- SET TASK -
Return all lines with the word "this" in them.
※ ※ ※
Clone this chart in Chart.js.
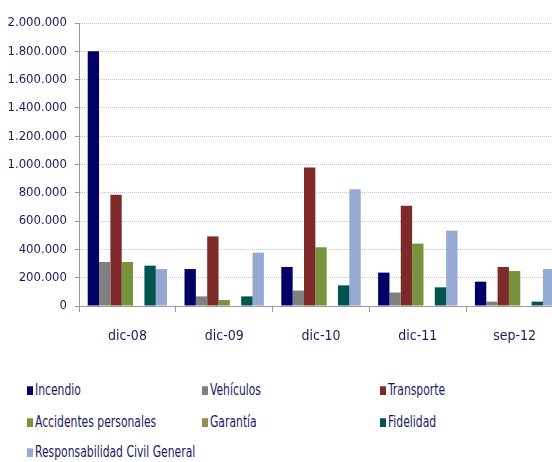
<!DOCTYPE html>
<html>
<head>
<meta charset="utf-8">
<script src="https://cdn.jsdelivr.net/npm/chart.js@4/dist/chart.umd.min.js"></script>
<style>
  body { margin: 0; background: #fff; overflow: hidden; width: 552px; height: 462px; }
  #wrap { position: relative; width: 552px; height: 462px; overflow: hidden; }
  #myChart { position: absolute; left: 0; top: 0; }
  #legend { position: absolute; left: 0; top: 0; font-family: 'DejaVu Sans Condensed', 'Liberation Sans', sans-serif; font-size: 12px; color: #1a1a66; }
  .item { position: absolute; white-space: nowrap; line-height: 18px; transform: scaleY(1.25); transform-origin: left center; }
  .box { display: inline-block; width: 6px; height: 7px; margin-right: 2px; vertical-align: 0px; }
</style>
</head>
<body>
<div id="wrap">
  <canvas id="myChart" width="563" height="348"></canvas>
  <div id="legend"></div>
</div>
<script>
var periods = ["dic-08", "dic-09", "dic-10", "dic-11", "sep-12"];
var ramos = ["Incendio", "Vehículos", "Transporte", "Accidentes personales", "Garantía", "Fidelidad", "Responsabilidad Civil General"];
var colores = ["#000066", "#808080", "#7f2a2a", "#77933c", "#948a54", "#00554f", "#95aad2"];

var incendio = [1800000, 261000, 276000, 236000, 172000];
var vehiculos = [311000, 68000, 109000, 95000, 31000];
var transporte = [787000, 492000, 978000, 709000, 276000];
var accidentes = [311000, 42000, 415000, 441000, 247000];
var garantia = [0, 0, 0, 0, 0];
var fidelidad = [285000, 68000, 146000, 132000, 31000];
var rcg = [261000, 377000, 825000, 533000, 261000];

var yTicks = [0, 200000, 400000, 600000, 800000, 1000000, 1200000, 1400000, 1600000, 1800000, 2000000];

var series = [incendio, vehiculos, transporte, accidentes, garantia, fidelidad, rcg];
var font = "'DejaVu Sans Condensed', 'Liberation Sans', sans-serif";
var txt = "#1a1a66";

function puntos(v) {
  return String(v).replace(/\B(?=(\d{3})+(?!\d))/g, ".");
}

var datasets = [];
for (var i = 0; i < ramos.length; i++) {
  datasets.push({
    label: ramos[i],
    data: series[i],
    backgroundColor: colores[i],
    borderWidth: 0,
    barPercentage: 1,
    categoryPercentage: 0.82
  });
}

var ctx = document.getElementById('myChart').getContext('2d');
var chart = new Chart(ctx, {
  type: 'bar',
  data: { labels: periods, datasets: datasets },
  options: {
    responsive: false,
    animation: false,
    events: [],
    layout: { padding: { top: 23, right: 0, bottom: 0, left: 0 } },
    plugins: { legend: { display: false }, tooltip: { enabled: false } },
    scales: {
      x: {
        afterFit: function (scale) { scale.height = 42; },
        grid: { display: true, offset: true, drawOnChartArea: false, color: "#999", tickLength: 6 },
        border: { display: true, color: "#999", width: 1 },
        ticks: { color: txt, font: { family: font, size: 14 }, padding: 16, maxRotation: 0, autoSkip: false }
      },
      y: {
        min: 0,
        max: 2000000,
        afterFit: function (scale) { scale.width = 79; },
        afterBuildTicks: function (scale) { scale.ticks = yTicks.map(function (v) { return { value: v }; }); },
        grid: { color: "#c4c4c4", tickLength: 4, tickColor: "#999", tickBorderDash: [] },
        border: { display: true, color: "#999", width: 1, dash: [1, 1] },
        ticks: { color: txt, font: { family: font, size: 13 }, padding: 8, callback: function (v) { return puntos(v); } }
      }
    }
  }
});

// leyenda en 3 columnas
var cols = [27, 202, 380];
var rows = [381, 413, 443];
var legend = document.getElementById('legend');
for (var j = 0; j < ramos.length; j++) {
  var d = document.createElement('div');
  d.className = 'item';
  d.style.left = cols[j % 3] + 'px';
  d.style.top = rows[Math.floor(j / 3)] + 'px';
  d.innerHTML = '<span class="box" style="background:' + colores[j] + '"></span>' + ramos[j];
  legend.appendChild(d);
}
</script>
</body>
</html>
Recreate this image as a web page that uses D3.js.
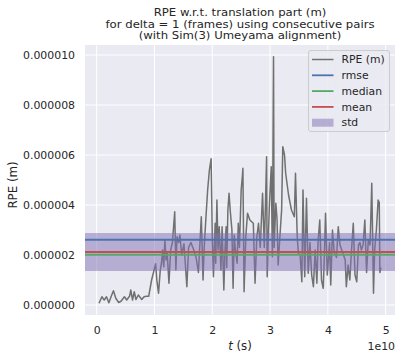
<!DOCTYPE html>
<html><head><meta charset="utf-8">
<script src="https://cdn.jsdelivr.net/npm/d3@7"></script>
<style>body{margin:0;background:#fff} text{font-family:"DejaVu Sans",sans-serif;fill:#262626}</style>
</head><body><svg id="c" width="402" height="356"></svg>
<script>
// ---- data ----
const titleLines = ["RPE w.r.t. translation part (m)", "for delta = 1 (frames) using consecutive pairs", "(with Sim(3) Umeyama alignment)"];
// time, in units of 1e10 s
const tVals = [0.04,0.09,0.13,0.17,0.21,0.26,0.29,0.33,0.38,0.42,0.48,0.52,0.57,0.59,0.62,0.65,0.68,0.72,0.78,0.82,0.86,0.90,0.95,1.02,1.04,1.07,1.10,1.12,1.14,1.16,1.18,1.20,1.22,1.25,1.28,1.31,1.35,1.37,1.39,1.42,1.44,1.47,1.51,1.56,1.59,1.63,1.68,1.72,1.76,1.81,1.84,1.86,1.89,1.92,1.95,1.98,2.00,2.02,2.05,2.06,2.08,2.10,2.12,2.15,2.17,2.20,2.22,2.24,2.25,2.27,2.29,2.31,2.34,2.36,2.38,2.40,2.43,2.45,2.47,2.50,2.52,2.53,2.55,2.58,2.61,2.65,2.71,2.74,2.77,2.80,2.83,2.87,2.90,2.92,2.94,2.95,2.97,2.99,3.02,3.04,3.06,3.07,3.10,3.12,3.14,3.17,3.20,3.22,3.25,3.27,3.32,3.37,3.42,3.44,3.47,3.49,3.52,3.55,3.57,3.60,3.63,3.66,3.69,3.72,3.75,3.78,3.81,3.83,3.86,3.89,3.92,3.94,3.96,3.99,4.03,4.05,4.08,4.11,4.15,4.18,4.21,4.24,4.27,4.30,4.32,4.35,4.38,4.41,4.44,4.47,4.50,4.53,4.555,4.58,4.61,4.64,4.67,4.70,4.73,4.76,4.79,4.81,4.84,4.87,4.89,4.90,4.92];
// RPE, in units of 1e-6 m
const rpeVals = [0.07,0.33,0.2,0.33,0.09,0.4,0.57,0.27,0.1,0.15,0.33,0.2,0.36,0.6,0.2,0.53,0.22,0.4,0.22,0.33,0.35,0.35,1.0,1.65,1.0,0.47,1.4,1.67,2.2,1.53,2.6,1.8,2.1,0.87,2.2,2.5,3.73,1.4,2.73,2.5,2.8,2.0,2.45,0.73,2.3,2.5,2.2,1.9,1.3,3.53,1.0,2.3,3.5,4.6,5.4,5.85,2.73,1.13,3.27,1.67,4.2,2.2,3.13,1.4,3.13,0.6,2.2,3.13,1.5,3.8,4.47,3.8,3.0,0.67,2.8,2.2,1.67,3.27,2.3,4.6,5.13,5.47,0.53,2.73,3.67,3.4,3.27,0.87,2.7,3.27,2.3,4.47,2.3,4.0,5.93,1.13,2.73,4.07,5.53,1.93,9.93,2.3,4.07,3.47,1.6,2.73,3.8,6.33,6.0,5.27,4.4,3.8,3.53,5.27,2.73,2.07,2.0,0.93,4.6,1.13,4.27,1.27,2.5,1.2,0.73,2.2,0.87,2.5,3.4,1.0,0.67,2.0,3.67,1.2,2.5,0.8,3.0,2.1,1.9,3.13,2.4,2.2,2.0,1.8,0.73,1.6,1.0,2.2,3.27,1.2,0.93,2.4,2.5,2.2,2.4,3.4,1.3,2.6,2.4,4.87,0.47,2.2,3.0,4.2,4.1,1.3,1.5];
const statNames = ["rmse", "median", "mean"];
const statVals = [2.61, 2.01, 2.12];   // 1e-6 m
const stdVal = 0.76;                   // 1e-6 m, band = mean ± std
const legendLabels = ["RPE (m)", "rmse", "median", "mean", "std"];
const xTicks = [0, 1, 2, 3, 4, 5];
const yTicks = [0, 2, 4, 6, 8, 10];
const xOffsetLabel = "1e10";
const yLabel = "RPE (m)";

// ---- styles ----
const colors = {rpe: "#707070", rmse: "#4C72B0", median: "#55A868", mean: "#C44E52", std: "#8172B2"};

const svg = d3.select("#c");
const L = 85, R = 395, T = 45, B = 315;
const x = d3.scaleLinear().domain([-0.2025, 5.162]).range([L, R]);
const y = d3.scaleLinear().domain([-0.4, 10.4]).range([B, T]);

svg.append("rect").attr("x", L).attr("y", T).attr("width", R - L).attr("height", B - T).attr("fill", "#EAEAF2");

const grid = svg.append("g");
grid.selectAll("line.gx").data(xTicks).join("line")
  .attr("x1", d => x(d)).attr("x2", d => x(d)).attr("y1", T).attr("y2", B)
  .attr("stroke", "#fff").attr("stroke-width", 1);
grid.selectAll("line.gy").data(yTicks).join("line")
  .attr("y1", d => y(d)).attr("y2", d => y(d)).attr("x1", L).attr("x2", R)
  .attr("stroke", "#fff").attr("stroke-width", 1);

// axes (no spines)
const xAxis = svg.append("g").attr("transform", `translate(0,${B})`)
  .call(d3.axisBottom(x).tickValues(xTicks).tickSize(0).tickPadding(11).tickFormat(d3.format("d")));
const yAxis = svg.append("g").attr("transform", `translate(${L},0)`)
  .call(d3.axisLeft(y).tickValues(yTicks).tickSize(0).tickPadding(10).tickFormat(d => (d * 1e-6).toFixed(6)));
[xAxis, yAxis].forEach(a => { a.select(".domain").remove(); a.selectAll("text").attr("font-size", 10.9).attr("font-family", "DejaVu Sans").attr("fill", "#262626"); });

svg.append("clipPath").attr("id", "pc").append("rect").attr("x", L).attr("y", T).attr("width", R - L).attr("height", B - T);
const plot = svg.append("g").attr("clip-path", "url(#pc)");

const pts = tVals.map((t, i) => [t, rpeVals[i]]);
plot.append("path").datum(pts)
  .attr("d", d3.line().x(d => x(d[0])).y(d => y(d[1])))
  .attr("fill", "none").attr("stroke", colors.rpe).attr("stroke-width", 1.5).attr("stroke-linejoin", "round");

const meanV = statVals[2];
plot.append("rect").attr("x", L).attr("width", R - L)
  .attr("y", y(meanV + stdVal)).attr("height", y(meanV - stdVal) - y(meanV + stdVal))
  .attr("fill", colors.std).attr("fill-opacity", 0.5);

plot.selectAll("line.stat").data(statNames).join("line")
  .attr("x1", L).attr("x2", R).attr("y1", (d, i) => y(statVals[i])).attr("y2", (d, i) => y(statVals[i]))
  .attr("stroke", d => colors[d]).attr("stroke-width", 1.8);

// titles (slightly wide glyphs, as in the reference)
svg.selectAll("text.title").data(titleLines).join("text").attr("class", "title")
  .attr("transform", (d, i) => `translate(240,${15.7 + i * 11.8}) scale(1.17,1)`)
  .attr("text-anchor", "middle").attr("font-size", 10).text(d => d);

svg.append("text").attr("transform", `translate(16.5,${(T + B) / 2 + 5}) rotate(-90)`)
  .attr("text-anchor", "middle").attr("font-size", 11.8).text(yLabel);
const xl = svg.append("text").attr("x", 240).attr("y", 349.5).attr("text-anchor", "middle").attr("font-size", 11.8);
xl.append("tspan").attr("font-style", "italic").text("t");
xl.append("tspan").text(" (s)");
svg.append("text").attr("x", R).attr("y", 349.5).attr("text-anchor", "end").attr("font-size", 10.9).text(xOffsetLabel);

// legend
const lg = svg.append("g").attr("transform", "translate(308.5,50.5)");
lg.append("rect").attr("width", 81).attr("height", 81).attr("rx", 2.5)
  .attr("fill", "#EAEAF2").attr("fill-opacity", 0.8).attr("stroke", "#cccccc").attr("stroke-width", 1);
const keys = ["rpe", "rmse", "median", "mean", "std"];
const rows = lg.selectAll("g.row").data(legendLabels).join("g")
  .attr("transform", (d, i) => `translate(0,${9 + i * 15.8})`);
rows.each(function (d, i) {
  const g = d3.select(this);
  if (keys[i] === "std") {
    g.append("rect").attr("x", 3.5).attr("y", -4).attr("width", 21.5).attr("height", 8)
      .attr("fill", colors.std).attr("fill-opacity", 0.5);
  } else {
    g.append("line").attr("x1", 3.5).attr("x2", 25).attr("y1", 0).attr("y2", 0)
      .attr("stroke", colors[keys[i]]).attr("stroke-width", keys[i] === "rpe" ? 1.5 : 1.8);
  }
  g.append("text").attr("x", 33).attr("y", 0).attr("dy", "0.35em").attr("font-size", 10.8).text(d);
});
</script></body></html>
※ ※ ※
- EXPECTED ANSWER -
Clone this chart in Chart.js.
Recreate this image as a web page that uses D3.js.
  const g = d3.select(this);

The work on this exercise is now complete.